Des kalachnikovs, de la drogue, des prostitués et des assassinats commandités : la mafia russe est un concept qui génère un imaginaire extrêmement large mêlant des émotions telles que la peur, l’angoisse, le dégoût mais aussi une certaine forme de curiosité. Pourtant une dimension, certes nouvelle, de la mafia russe est bien souvent ignorée alors qu’elle en représente un pan non-négligeable: la cybercriminalité. La collection automatique et l’analyse de données de plusieurs forums en ont permis une étude approfondie.

Les pirates russes sont devenus des experts lorsqu’il s’agit de dérober des données, principalement bancaires et personnelles, afin de les revendre à toutes sortes de fraudeurs, des criminels les plus expérimentés aux parfaits amateurs. Cette croissance de l’activité cybercriminelle en Russie s’est naturellement faite de manière très organisée : un véritable marché de la donnée volée s’est mis en place. Ce dernier obéit à des dynamiques économiques et organisationnelles propres et est constitué de tout un tissu d’individus interconnectés ayant chacun un rôle bien déterminé. La finalité de ce marché est simple : il s’agit de vendre le plus rapidement des données volées.

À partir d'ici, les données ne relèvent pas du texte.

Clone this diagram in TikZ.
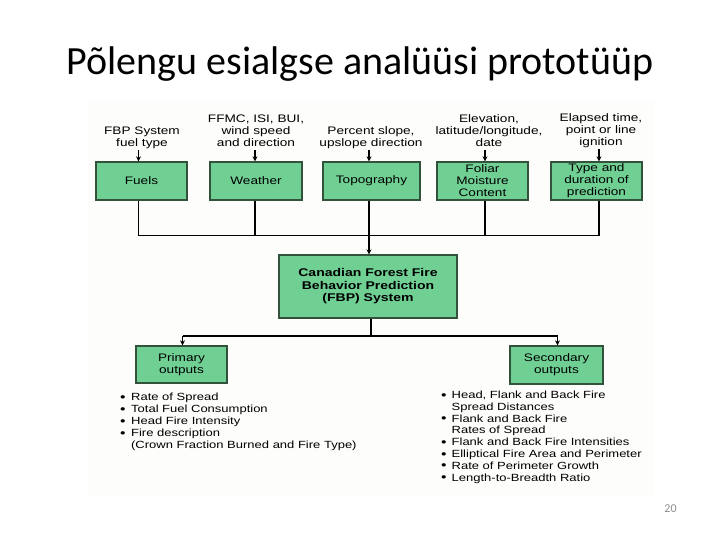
\documentclass[tikz,border=0pt]{standalone}
\usepackage{fontspec}
\newfontfamily\diag[FakeStretch=1.25]{Liberation Sans}
\newfontfamily\slidefont{Carlito}
\usetikzlibrary{arrows.meta}
\definecolor{boxfill}{RGB}{112,208,148}
\definecolor{boxdraw}{RGB}{50,82,60}
\definecolor{imgbg}{RGB}{253,254,251}
\definecolor{pagegray}{RGB}{140,140,140}
\newcommand{\bul}{\smash{\fontsize{12.5}{11}\selectfont\raisebox{-0.6pt}{•}}}
\begin{document}
\begin{tikzpicture}[x=1pt,y=-1pt,
  box/.style={draw=boxdraw, line width=1.3pt, fill=boxfill, inner sep=0pt, align=center, font=\diag\fontsize{10.9}{12}\selectfont},
  lbl/.style={inner sep=0pt, align=center, anchor=south, font=\diag\fontsize{10.9}{12}\selectfont},
  conn/.style={line width=1.2pt, black},
  arr/.style={conn, -{Stealth[length=5pt,width=5pt]}},
  lst/.style={inner sep=0pt, anchor=base west}]
\useasboundingbox (0,0) rectangle (720,540);
\fill[imgbg] (88,100) rectangle (654,495);

% title and page number
\node[anchor=base, font=\slidefont\fontsize{40}{48}\selectfont, inner sep=0pt] (title) at (360,75) {Põlengu esialgse analüüsi prototüüp};
\node[font=\slidefont\fontsize{12}{14}\selectfont, text=pagegray, inner sep=0pt] (pnum) at (670.5,509) {20};

% top input labels
\node[lbl] (lfuels) at (142,150) {FBP System\\fuel type\strut};
\node[lbl] (lweather) at (256,150) {FFMC, ISI, BUI,\\wind speed\\and direction\strut};
\node[lbl] (ltopo) at (371,150) {Percent slope,\\upslope direction\strut};
\node[lbl] (lfoliar) at (489,150) {Elevation,\\latitude/longitude,\\date\strut};
\node[lbl] (ltype) at (601,149) {Elapsed time,\\point or line\\ignition\strut};

% top boxes
\node[box, minimum width=91, minimum height=38] (fuels) at (141.5,181) {Fuels};
\node[box, minimum width=92, minimum height=38] (weather) at (256,181) {Weather};
\node[box, minimum width=97, minimum height=38] (topo) at (371.5,181) {Topography};
\node[box, minimum width=91, minimum height=38] (foliar) at (482.5,181) {Foliar\\Moisture\\Content};
\node[box, minimum width=91, minimum height=38] (type) at (596.5,181) {Type and\\duration of\\prediction};

% junction points
\coordinate (jF) at (138.5,235.5);
\coordinate (jW) at (255,235.5);
\coordinate (jT) at (369,235.5);
\coordinate (jM) at (485,235.5);
\coordinate (jY) at (599,235.5);

% arrows from labels to boxes
\draw[arr] (lfuels.south -| jF) -- (fuels.north -| jF);
\draw[arr] (lweather.south -| jW) -- (weather.north -| jW);
\draw[arr] (ltopo.south -| jT) -- (topo.north -| jT);
\draw[arr] (lfoliar.south -| jM) -- (foliar.north -| jM);
\draw[arr] (ltype.south -| jY) -- (type.north -| jY);

% central box
\node[box, font=\diag\bfseries\fontsize{11.2}{12.5}\selectfont, minimum width=178, minimum height=63] (fbp) at (368,286.5) {Canadian Forest Fire\\Behavior Prediction\\(FBP) System};

% collector lines
\draw[conn] (fuels.south -| jF) -- (jF);
\draw[conn] (weather.south -| jW) -- (jW);
\draw[conn] (topo.south -| jT) -- (jT);
\draw[conn] (foliar.south -| jM) -- (jM);
\draw[conn] (type.south -| jY) -- (jY);
\draw[conn] (jF) -- (jY);
\draw[arr] (jT) -- (fbp.north -| jT);

% outputs
\node[box, minimum width=91, minimum height=37] (prim) at (181.5,364.5) {Primary\\outputs};
\node[box, minimum width=93, minimum height=38] (sec) at (556.5,365) {Secondary\\outputs};

\coordinate (jO) at (371,336);
\coordinate (jP) at (182.5,336);
\coordinate (jS) at (557.5,336);
\draw[conn] (fbp.south -| jO) -- (jO);
\draw[conn] (jP) -- (jS);
\draw[arr] (jP) -- (prim.north -| jP);
\draw[arr] (jS) -- (sec.north -| jS);

% lists
\node[lst, font=\diag\fontsize{10.4}{12}\selectfont] (plist) at (120,400.5) {\begin{tabular}[t]{@{}l@{\hspace{5.5pt}}l@{}}
\bul&Rate of Spread\\
\bul&Total Fuel Consumption\\
\bul&Head Fire Intensity\\
\bul&Fire description\\
&(Crown Fraction Burned and Fire Type)
\end{tabular}};
\node[lst, font=\diag\fontsize{10.4}{11.8}\selectfont] (slist) at (441,398.5) {\begin{tabular}[t]{@{}l@{\hspace{5pt}}l@{}}
\bul&Head, Flank and Back Fire\\
&Spread Distances\\
\bul&Flank and Back Fire\\
&Rates of Spread\\
\bul&Flank and Back Fire Intensities\\
\bul&Elliptical Fire Area and Perimeter\\
\bul&Rate of Perimeter Growth\\
\bul&Length-to-Breadth Ratio
\end{tabular}};
\end{tikzpicture}
\end{document}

Ce marché a deux caractéristiques économiques majeures qui en font une structure originale. D’une part et étonnement, ce marché est très facile d’accès : les barrières à l’entrée sont faibles, voire inexistantes, permettant à tout individu d’interagir facilement avec ce segment particulier de la mafia russe. D’autre part, les prix des produits disponibles sont extrêmement volatiles car les caractéristiques propres à chaque denrée, l’identité du vendeur, la date à laquelle la donnée a été volée et l’actualité des piratages sont autant de facteurs qui vont les influencer.

L’originalité du marché cybercriminel russe tient également à sa résilience malgré la forte asymétrie informationnelle qui le caractérise. Celui-ci correspond en effet en tous points à la théorie du lemon market de l’économiste G. Akerloff et serait de ce fait voué à se dégrader. Pourtant, loin de péricliter, cette structure connaît un développement exponentiel du fait de sa grande résilience : la réputation des acteurs, l’existence de versions de back-up des sites et l’hébergement des marchés dans des pays peu regardants comme l’Ukraine ou la Russie sont autant de paramètres permettant à ces structures d’être résistantes à toute épreuve.

Contrairement à la mafia standard, les protagonistes de la cybercriminalité russe n’évoluent pas en « meute » organisée mais se comportent plutôt en loups solitaires. Chacun est spécialisé dans son domaine, la division du travail est claire et la discrétion est de mise. Cependant, si les cybercriminels russes sont chacun chefs de leurs propres activités, ils dépendent toutefois des autres acteurs : dans un marché où règne l’incertitude, la réputation est primordiale. C’est d’ailleurs ce paramètre précis, qui prend la forme de feedbacks d’administrateurs et d’utilisateurs, qui va orienter un acheteur dans le choix d’un vendeur spécifique.

Originalité, résilience, comportements solitaires et importance de la réputation : tous ces paramètres font du marché cybercriminel russe un écosystème unique et prolixe ayant une faculté d’adaptation hors du commun. Ces diverses caractéristiques en font aussi un milieu en évolution constante, ce qui peut s’observer dans les types de produits vendus. Les informations bancaires demeurent un des best-sellers du marché cybercriminel russe, et ce même si elles constituent un produit qui a évolué avec le temps, tant dans sa nature que dans sa méthode d’obtention. En parallèle, les pirates russes recherchent activement des données personnelles (passeports, adresses, numéros de téléphone ou même simples factures) : ces données sont ensuite vendues avec les informations bancaires afin que les acheteurs soient en mesure de monter des scénarios de fraude et d’usurpation d’identité extrêmement poussés. Une véritable course au vol de données, principalement bancaires et personnelles, s’est donc engagé et participe activement à l’évolution constante du marché cybercriminel russe: des piratages tels que ceux de Target, Home Depot, Anthem ou encore Premera constituent des exemples parlants.

Churchill affirmait que « La Russie, c’est un mystère enveloppé dans une énigme ». Cela s’applique sans aucun doute au marché cybercriminel russe qui, d’une manière presque mystérieuse, a réussi à trouver un équilibre délicat entre un fort degré d’incertitude, une capacité de résilience importante, des acteurs solitaires mais tenant à leur réputation et une faculté d’adaptation hors-du-commun. Ces caractéristiques en font un un terrain de croissance fertile pour un nouveau type de mafia en Russie spécialisée non pas dans les trafics « classiques » que sont les armes, la drogue ou le sexe, mais dans une activité source de revenus croissants consistant à monétiser le capital désormais menacé que constituent les données.